> _The problem_
Leave out the pictures, then output the lines of the records below from the first through the one containing "const splitCount = 10;".

= = = = =

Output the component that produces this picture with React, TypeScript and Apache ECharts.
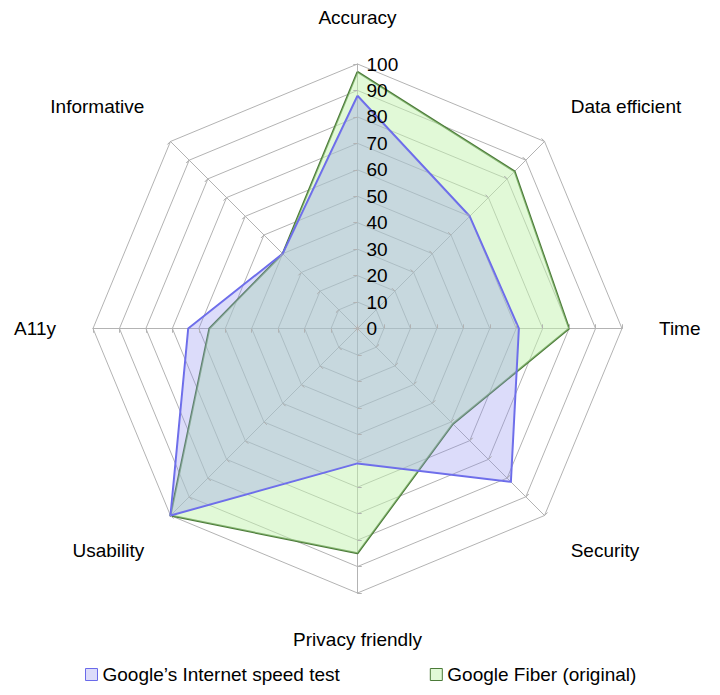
import React, { useEffect, useRef } from 'react';
import * as echarts from 'echarts';

// Indicators listed counter-clockwise from the top (ECharts radar order)
const indicatorNames = ['Accuracy', 'Informative', 'A11y', 'Usability', 'Privacy friendly', 'Security', 'Time', 'Data efficient'];
const speedTestValues = [88, 40, 64, 100, 51, 82, 61, 60];
const fiberValues = [97, 40, 56, 100, 85, 51, 80, 84];
const seriesNames = ['Google’s Internet speed test', 'Google Fiber (original)'];
const axisMin = 0;
const axisMax = 100;
const splitCount = 10;

const FONT = "'Liberation Sans', Arial, sans-serif";
const FS = 19;
const GRID = '#b3b3b3';
const BLUE_LINE = '#6a6aea';
const BLUE_FILL = 'rgb(138,138,238)';
const GREEN_LINE = '#4b7a38';
const GREEN_FILL = 'rgb(195,243,175)';
const CENTER = [357.5, 328.5];
const RADIUS = 264.5;

const upperDiagonal = ['Informative', 'Data efficient'];
const lowerDiagonal = ['Usability', 'Security'];

export default function App() {
  const ref = useRef<HTMLDivElement>(null);
  useEffect(() => {
    document.body.style.margin = '0';
    const chart = echarts.init(ref.current!, null, { renderer: 'svg' });
    chart.setOption({
      animation: false,
      backgroundColor: '#fff',
      textStyle: { fontFamily: FONT },
      legend: {
        left: 80,
        top: 660,
        itemWidth: 12,
        itemHeight: 12,
        itemGap: 90,
        icon: 'rect',
        textStyle: { fontSize: FS, color: '#000', fontFamily: FONT },
        data: [
          { name: seriesNames[0], itemStyle: { color: '#dcdcfa', borderColor: BLUE_LINE, borderWidth: 1 } },
          { name: seriesNames[1], itemStyle: { color: '#e1f9d7', borderColor: GREEN_LINE, borderWidth: 1 } },
        ],
      },
      radar: [
        {
          center: CENTER,
          radius: RADIUS,
          startAngle: 90,
          shape: 'polygon',
          splitNumber: splitCount,
          nameGap: 37,
          axisName: {
            color: '#000',
            fontSize: FS,
            fontFamily: FONT,
            formatter: (name: string) => {
              if (upperDiagonal.includes(name)) return `{up|${name}}`;
              if (lowerDiagonal.includes(name)) return `{down|${name}}`;
              return name;
            },
            rich: {
              up: { padding: [0, 0, 18, 0], color: '#000', fontSize: FS, fontFamily: FONT },
              down: { padding: [18, 0, 0, 0], color: '#000', fontSize: FS, fontFamily: FONT },
            },
          },
          indicator: indicatorNames.map((n) => ({ name: n, min: axisMin, max: axisMax })),
          axisLine: { show: true, lineStyle: { color: GRID, width: 1 } },
          splitLine: { show: true, lineStyle: { color: GRID, width: 1 } },
          splitArea: { show: false },
          axisTick: { show: true, length: 4, lineStyle: { color: GRID, width: 1 } },
          axisLabel: { show: false },
        },
        {
          z: 10,
          center: CENTER,
          radius: RADIUS,
          startAngle: 90,
          shape: 'polygon',
          splitNumber: splitCount,
          axisName: { show: false },
          indicator: indicatorNames.map((n, i) => ({
            name: n,
            min: axisMin,
            max: axisMax,
            ...(i === 0 ? { axisLabel: { show: true } } : {}),
          })),
          axisLine: { show: false },
          splitLine: { show: false },
          splitArea: { show: false },
          axisTick: { show: true, inside: true, length: 4, lineStyle: { color: GRID, width: 1 } },
          axisLabel: { show: false, color: '#000', fontSize: FS, fontFamily: FONT, margin: -9, align: 'left' },
        },
      ],
      series: [
        {
          type: 'radar',
          radarIndex: 0,
          name: seriesNames[1],
          symbol: 'none',
          z: 2,
          lineStyle: { color: GREEN_LINE, width: 2 },
          itemStyle: { color: GREEN_LINE },
          areaStyle: { color: GREEN_FILL, opacity: 0.5 },
          data: [{ name: seriesNames[1], value: fiberValues }],
        },
        {
          type: 'radar',
          radarIndex: 0,
          name: seriesNames[0],
          symbol: 'none',
          z: 3,
          lineStyle: { color: BLUE_LINE, width: 2 },
          itemStyle: { color: BLUE_LINE },
          areaStyle: { color: BLUE_FILL, opacity: 0.3 },
          data: [{ name: seriesNames[0], value: speedTestValues }],
        },
      ],
    });
    return () => chart.dispose();
  }, []);
  return <div ref={ref} style={{ width: 720, height: 695 }} />;
}
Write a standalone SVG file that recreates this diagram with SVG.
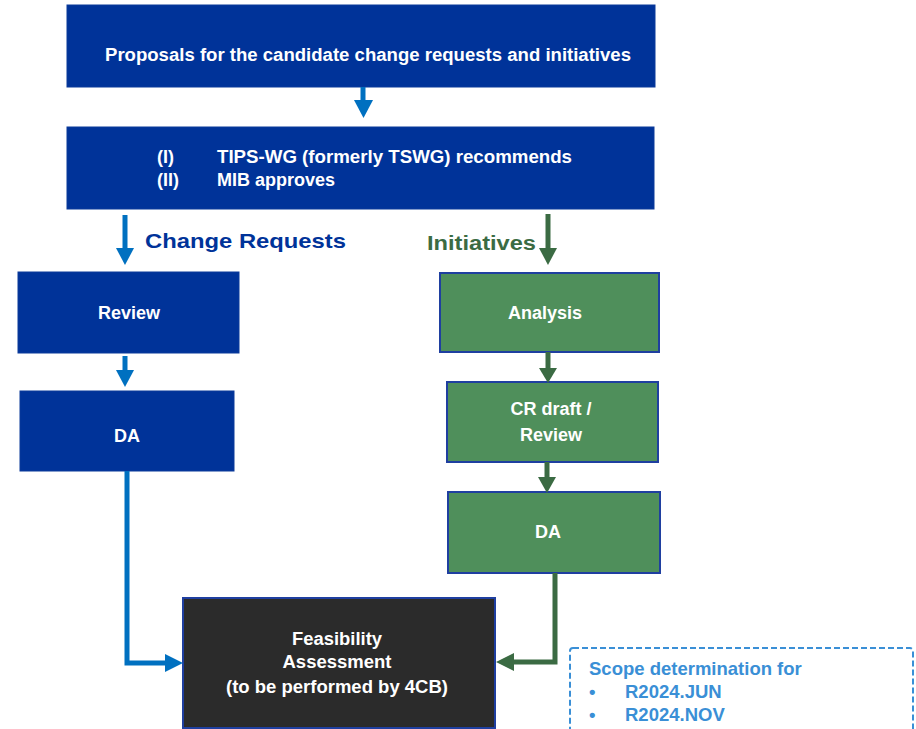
<svg xmlns="http://www.w3.org/2000/svg" width="916" height="729" viewBox="0 0 916 729">
<defs>
<style>
.blue{fill:#003399;stroke:#0b3a9a;stroke-width:1}
.green{fill:#4f8f5b;stroke:#1f3fa0;stroke-width:2}
.dark{fill:#2b2b2b;stroke:#1f3fa0;stroke-width:2}
.wt{fill:#ffffff;font-family:"Liberation Sans",Arial,sans-serif;font-weight:bold;font-size:18px}
.ft{fill:#ffffff;font-family:"Liberation Sans",Arial,sans-serif;font-weight:bold;font-size:18px;text-anchor:middle}
.bl{stroke:#0070c0;stroke-width:5;fill:none}
.gl{stroke:#3b6b43;stroke-width:5;fill:none}
.bh{fill:#0070c0}
.gh{fill:#3b6b43}
.scope{fill:#3a8fd6;font-family:"Liberation Sans",Arial,sans-serif;font-weight:bold;font-size:18.5px}
</style>
</defs>
<rect width="916" height="729" fill="#ffffff"/>

<g id="proposals">
<rect class="blue" x="67" y="5" width="588" height="82"/>
<text class="wt" x="105" y="61" font-size="17" textLength="526" lengthAdjust="spacingAndGlyphs">Proposals for the candidate change requests and initiatives</text>
</g>

<g id="recommend">
<rect class="blue" x="67" y="127" width="587" height="82"/>
<text class="wt" x="157" y="163">(I)</text>
<text class="wt" x="217" y="163" textLength="355" lengthAdjust="spacingAndGlyphs">TIPS-WG (formerly TSWG) recommends</text>
<text class="wt" x="157" y="186">(II)</text>
<text class="wt" x="217" y="186">MIB approves</text>
</g>

<g id="label-cr">
<text x="145" y="248" fill="#003399" font-family="Liberation Sans, Arial, sans-serif" font-weight="bold" font-size="21" textLength="201" lengthAdjust="spacingAndGlyphs">Change Requests</text>
</g>
<g id="label-init">
<text x="427" y="250" fill="#3b6b43" font-family="Liberation Sans, Arial, sans-serif" font-weight="bold" font-size="20" textLength="109" lengthAdjust="spacingAndGlyphs">Initiatives</text>
</g>

<g id="review">
<rect class="blue" x="18" y="272" width="221" height="81"/>
<text class="wt" x="129" y="319" text-anchor="middle">Review</text>
</g>

<g id="da-cr">
<rect class="blue" x="20" y="391" width="214" height="80"/>
<text class="wt" x="127" y="442" text-anchor="middle">DA</text>
</g>

<g id="analysis">
<rect class="green" x="440" y="273" width="219" height="79"/>
<text class="wt" x="545" y="319" text-anchor="middle">Analysis</text>
</g>

<g id="crdraft">
<rect class="green" x="447" y="382" width="211" height="80"/>
<text class="wt" x="551" y="415" text-anchor="middle">CR draft /</text>
<text class="wt" x="551" y="441" text-anchor="middle">Review</text>
</g>

<g id="da-init">
<rect class="green" x="448" y="492" width="212" height="81"/>
<text class="wt" x="548" y="538" text-anchor="middle">DA</text>
</g>

<g id="feasibility">
<rect class="dark" x="183" y="598" width="312" height="130"/>
<text class="ft" x="337" y="645" textLength="90" lengthAdjust="spacingAndGlyphs">Feasibility</text>
<text class="ft" x="337" y="668" textLength="109" lengthAdjust="spacingAndGlyphs">Assessment</text>
<text class="ft" x="337" y="693" textLength="222" lengthAdjust="spacingAndGlyphs">(to be performed by 4CB)</text>
</g>

<g id="scope">
<rect x="570" y="648" width="343" height="90" rx="3" fill="none" stroke="#3a8fd6" stroke-width="2" stroke-dasharray="6,3"/>
<text class="scope" x="589" y="675">Scope determination for</text>
<text class="scope" x="589" y="698">•</text>
<text class="scope" x="625" y="698">R2024.JUN</text>
<text class="scope" x="589" y="721">•</text>
<text class="scope" x="625" y="721">R2024.NOV</text>
</g>

<g id="connectors">
<line class="bl" x1="363" y1="87" x2="363" y2="102"/>
<polygon class="bh" points="354,100 373,100 363.5,118"/>

<line class="bl" x1="125" y1="215" x2="125" y2="250"/>
<polygon class="bh" points="116,248 134,248 125,265"/>

<line class="gl" x1="548" y1="214" x2="548" y2="250"/>
<polygon class="gh" points="539,248 557,248 548,265"/>

<line class="bl" x1="125" y1="356" x2="125" y2="372"/>
<polygon class="bh" points="116,370 134,370 125,387"/>

<line class="gl" x1="548" y1="352" x2="548" y2="370"/>
<polygon class="gh" points="539,368 557,368 548,383"/>

<line class="gl" x1="547" y1="462" x2="547" y2="479"/>
<polygon class="gh" points="538,477 556,477 547,493"/>

<polyline class="bl" points="127,471 127,663 167,663"/>
<polygon class="bh" points="165,654 165,672 183,663"/>

<polyline class="gl" points="555,573 555,662 512,662"/>
<polygon class="gh" points="514,653 514,671 496,662"/>
</g>
</svg>
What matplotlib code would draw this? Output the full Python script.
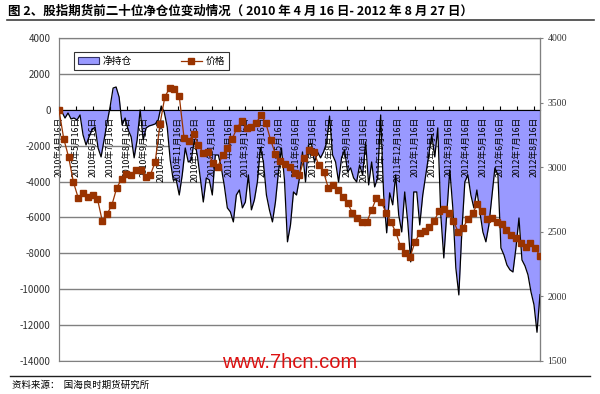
import matplotlib
matplotlib.use("Agg")
import matplotlib.pyplot as plt
from matplotlib.patches import Patch
from matplotlib.lines import Line2D
import pandas as pd

plt.rcParams['font.family'] = ['Noto Sans CJK SC', 'DejaVu Sans']
plt.rcParams['axes.unicode_minus'] = False

START = "2010-04-16"
END = "2012-08-27"

# 前二十位净持仓（手），等间隔采样
net_pos = [
    -10, -120, -460, -180, -510, -460, -570, -290, -1400, -1960,
    -1510, -1120, -960, -2130, -2630, -1680, -730, 160, 1210, 1270,
    710, -850, -460, -1120, -1510, -2680, -1680, -10, -1680, -1010,
    -900, -850, -790, -570, 210, -120, -960, -2800, -3910, -3910,
    -4750, -3630, -2130, -2910, -2800, -1680, -2520, -3800, -5140, -3800,
    -3910, -4750, -2520, -2520, -3240, -4240, -5470, -5690, -6250, -4750,
    -4470, -5470, -5140, -3630, -5580, -5020, -4020, -2130, -2910, -4750,
    -5580, -6250, -5140, -3460, -2130, -3910, -7360, -6420, -4580, -4750,
    -3800, -2350, -4020, -1960, -1900, -2910, -2350, -2680, -2350, -1850,
    -350, -2520, -2910, -4020, -2680, -2240, -3460, -3240, -3800, -4020,
    -3080, -3630, -1790, -4190, -2910, -4300, -3800, -290, -4750, -6860,
    -4630, -5300, -3630, -5860, -6810, -4580, -6250, -8480, -4580, -4580,
    -6420, -4750, -3630, -2520, -1400, -2630, -1010, -5860, -8260, -5750,
    -3350, -5470, -8810, -10320, -6810, -4020, -3630, -4750, -5470, -4470,
    -5690, -6810, -7360, -6420, -4800, -3240, -3630, -7700, -8090, -8650,
    -8920, -9040, -7700, -6030, -8370, -8700, -9200, -10150, -10870, -12400,
    -10300,
]

# 沪深300股指期货价格（点），等间隔采样
price = [
    3443, 3218, 3079, 2885, 2762, 2800, 2769, 2785, 2754, 2584,
    2638, 2707, 2839, 2909, 2947, 2940, 2978, 2978, 2924, 2940,
    3040, 3334, 3543, 3613, 3605, 3551, 3226, 3203, 3257, 3172,
    3110, 3118, 3033, 3002, 3094, 3149, 3218, 3303, 3358, 3303,
    3311, 3342, 3404, 3342, 3211, 3102, 3048, 3025, 3002, 2955,
    2940, 3071, 3133, 3118, 3017, 2963, 2839, 2862, 2824, 2769,
    2723, 2646, 2607, 2576, 2576, 2669, 2762, 2731, 2646, 2576,
    2498, 2390, 2336, 2305, 2421, 2491, 2506, 2537, 2584, 2661,
    2676, 2646, 2584, 2498, 2529, 2599, 2646, 2715, 2661, 2599,
    2607, 2576, 2560, 2514, 2475, 2452, 2413, 2382, 2413, 2375,
    2313,
]

net_dates = pd.date_range(START, END, periods=len(net_pos))
price_dates = pd.date_range(START, END, periods=len(price))
tick_dates = pd.date_range("2010-04-16", "2012-08-16", freq=pd.DateOffset(months=1))
tick_labels = [f"{d.year}年{d.month}月{d.day}日" for d in tick_dates]
left_ticks = list(range(-14000, 4001, 2000))
right_ticks = list(range(1500, 4001, 500))

FILL = "#9999FF"
BROWN = "#993300"
GRID = "#808080"

fig = plt.figure(figsize=(6.0, 3.94), dpi=100)
ax = fig.add_axes([0.0983, 0.0838, 0.8017, 0.8198])
ax2 = ax.twinx()

# 网格线放在面积图下面
for yv in left_ticks:
    ax.axhline(yv, color=GRID, linewidth=1.0, zorder=0.5)

# -------- 净持仓面积 --------
ax.fill_between(net_dates, net_pos, 0, color=FILL, linewidth=0, zorder=1)
ax.plot(net_dates, net_pos, color="black", linewidth=0.9, zorder=1.2)

# -------- 价格 --------
ax2.plot(price_dates, price, color=BROWN, linewidth=0.9, marker="s",
         markersize=4.0, markeredgecolor=BROWN, markerfacecolor=BROWN, zorder=5)

# -------- 坐标轴 --------
ax.set_ylim(-14000, 4000)
ax.set_yticks(left_ticks)
ax.set_xlim(pd.Timestamp(START), pd.Timestamp(END))

ax.set_xticks(tick_dates)
ax.set_xticklabels(tick_labels)
ax.spines["bottom"].set_position(("data", 0))
ax.spines["bottom"].set_color("black")
ax.tick_params(axis="x", direction="in", length=3, width=0.8, pad=5.0, color="black",
               labelrotation=90, labelsize=6.3)
ax.tick_params(axis="y", length=0, pad=6, labelsize=7, labelcolor="#333333")
for s in ["left", "top"]:
    ax.spines[s].set_color(GRID)

ax2.set_ylim(1500, 4000)
ax2.set_yticks(right_ticks)
ax2.tick_params(axis="y", direction="out", length=2, width=0.8, pad=3.5,
                labelsize=7, labelcolor="#333333", color=GRID)
for tl in ax2.get_yticklabels():
    tl.set_family(["Liberation Serif", "DejaVu Serif"])
for s in ["right", "top", "bottom", "left"]:
    ax2.spines[s].set_color(GRID)

# -------- 图例 --------
handles = [
    Patch(facecolor=FILL, edgecolor="#333366", linewidth=0.8),
    Line2D([], [], color=BROWN, linewidth=0.9, marker="s", markersize=4.0),
]
leg = fig.legend(handles, ["净持仓", "价格"], loc="lower left",
                 bbox_to_anchor=(0.123, 0.822, 0.259, 0.066), mode="expand",
                 ncol=2, fontsize=7, frameon=True, fancybox=False,
                 borderaxespad=0, handlelength=2.2, handletextpad=0.4)
leg.get_frame().set_edgecolor("black")
leg.get_frame().set_linewidth(0.8)

# -------- 标题、来源、水印 --------
fig.text(0.014, 0.972, "图 2、股指期货前二十位净仓位变动情况（ 2010 年 4 月 16 日- 2012 年 8 月 27 日）",
         fontsize=9, fontweight="bold", va="center", ha="left")
fig.add_artist(Line2D([0.012, 0.99], [0.948, 0.948], color="#404040", linewidth=1.2))
fig.add_artist(Line2D([0.017, 0.983], [0.046, 0.046], color="#202020", linewidth=1.0))
fig.text(0.02, 0.023, "资料来源：  国海良时期货研究所", fontsize=6.8, va="center", ha="left")
fig.text(0.483, 0.079, "www.7hcn.com", fontsize=14.5, color="#DD1111",
         family="Liberation Sans", va="center", ha="center")

fig.savefig("out.png", dpi=100)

= = = = =

> _Result of the task_
Output the component that produces this picture with React, TypeScript and Apache ECharts.
import React, { useEffect, useRef } from 'react';
import * as echarts from 'echarts';

// Indicators listed counter-clockwise from the top (ECharts radar order)
const indicatorNames = ['Accuracy', 'Informative', 'A11y', 'Usability', 'Privacy friendly', 'Security', 'Time', 'Data efficient'];
const speedTestValues = [88, 40, 64, 100, 51, 82, 61, 60];
const fiberValues = [97, 40, 56, 100, 85, 51, 80, 84];
const seriesNames = ['Google’s Internet speed test', 'Google Fiber (original)'];
const axisMin = 0;
const axisMax = 100;
const splitCount = 10;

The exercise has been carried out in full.